In a fiction submission, though, I definitely wouldn’t advise it; those traditionalists I was talking about lurk in much, much higher concentrations on the fiction side of the industry, after all. Here’s the same page, formatted as fiction — and since we’re already talking about exceptions to the rules, let’s make this example a trifle more instructive by including a date and time in the subheading:

Wharton example2

Unsure why I used numerals in the subheading, rather than writing out all of the numbers under a hundred, as standard format usually requires? Full dates, as well as specific times, are rendered in numeric form in manuscripts. Thus, 12:45 a.m. on November 3, 1842 is correct; twelve forty-five a.m. on November three, eighteen hundred and forty-two is not. (It would, however, be perfectly permissible to include quarter to one in the afternoon on November third.)
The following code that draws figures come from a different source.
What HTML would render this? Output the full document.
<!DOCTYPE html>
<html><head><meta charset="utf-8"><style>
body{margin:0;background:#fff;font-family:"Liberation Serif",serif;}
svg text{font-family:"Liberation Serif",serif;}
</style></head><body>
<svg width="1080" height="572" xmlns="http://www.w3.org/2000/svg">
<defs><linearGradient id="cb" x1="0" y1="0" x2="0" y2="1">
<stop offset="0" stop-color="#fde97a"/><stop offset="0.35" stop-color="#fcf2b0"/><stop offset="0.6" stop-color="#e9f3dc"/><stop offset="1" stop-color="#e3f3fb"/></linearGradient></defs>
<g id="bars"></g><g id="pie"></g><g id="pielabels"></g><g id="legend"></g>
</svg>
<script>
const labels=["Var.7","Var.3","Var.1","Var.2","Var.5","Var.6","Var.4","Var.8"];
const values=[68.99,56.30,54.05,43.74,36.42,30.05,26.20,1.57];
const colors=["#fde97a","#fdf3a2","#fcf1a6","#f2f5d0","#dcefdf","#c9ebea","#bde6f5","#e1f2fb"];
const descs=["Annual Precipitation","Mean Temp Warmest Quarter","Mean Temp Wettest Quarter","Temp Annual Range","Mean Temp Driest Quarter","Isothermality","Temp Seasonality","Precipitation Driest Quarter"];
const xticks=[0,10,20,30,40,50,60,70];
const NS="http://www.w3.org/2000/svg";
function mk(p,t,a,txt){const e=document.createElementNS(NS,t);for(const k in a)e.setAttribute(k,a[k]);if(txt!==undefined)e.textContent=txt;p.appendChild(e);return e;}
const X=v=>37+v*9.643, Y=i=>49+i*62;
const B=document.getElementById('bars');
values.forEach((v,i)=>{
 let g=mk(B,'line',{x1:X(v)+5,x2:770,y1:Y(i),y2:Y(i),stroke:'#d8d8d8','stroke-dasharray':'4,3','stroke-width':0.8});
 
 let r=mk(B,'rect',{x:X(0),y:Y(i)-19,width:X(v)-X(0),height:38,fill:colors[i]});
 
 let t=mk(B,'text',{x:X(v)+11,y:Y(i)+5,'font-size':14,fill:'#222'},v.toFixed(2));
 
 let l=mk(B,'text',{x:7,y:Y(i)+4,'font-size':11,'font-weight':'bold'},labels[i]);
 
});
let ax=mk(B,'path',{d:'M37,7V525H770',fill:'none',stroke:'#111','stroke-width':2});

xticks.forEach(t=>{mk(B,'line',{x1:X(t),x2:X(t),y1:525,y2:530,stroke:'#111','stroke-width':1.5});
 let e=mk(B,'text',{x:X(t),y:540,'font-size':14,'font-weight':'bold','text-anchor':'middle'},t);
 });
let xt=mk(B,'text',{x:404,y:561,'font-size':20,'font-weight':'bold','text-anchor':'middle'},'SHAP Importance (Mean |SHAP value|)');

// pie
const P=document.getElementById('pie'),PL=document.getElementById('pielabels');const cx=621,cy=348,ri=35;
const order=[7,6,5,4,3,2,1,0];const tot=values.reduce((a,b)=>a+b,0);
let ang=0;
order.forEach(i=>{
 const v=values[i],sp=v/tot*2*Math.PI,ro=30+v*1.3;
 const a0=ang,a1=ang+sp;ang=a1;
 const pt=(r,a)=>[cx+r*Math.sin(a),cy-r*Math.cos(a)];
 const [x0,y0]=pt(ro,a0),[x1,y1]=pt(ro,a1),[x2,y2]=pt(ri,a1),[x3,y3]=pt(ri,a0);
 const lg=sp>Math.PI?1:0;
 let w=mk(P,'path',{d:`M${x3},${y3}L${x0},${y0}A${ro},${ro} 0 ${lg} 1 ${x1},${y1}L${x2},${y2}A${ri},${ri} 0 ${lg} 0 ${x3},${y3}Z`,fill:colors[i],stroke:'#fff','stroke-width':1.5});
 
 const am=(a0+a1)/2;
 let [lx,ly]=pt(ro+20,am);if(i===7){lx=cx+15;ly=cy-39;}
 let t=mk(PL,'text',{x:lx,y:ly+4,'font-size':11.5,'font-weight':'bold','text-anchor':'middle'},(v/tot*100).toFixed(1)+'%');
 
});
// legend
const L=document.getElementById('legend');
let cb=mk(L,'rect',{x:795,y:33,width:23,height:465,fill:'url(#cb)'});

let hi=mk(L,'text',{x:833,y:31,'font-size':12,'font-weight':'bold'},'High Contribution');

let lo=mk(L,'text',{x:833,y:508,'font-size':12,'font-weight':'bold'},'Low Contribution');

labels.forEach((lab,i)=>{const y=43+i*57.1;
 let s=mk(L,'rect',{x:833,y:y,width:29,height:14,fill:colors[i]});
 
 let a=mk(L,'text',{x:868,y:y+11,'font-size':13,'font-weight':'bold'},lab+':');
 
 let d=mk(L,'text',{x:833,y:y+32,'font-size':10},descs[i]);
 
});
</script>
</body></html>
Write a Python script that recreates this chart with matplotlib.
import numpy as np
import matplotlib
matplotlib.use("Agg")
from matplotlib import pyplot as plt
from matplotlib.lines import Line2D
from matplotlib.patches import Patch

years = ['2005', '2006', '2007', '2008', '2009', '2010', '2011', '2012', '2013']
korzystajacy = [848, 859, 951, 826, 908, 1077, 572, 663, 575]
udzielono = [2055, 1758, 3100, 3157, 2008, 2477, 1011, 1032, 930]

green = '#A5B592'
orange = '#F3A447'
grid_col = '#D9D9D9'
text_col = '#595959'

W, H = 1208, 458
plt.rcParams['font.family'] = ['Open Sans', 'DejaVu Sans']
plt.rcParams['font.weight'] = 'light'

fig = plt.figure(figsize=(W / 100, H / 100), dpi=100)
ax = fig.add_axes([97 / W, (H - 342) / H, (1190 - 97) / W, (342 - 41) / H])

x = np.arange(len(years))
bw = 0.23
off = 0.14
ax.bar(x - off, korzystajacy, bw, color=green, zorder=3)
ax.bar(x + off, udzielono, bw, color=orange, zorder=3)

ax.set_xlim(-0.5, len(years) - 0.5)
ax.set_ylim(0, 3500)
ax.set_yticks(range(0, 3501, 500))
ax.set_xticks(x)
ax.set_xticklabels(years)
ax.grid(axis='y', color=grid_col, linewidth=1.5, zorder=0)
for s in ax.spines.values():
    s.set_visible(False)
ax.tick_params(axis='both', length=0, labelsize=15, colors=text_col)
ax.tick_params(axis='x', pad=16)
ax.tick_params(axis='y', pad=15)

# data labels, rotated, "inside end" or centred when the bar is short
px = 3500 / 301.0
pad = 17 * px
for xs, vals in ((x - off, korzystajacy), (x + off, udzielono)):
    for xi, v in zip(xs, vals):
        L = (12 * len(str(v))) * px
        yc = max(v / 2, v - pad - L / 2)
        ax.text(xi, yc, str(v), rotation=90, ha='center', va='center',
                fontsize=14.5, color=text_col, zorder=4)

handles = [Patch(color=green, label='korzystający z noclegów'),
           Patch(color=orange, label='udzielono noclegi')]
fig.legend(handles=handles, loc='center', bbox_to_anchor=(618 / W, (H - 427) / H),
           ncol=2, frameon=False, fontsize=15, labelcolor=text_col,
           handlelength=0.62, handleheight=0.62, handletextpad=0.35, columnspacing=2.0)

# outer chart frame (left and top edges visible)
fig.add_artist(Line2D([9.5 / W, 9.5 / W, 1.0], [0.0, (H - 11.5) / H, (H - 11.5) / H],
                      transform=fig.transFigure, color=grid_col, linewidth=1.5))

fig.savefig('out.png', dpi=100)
Everybody clear on that? Now would be a dandy time to raise your hand, if not. Or perhaps engage in some ice dancing; I like watching that.

I have quite a bit more to say on the subject of first pages of chapters, but I’ve just noticed the clock: I seem to have written straight through the curling match! If only I had reason to believe a similar match would be televised in the wee hours of tomorrow night…oh, wait; one is.

Who could have predicted that, eh? Keep up the good work!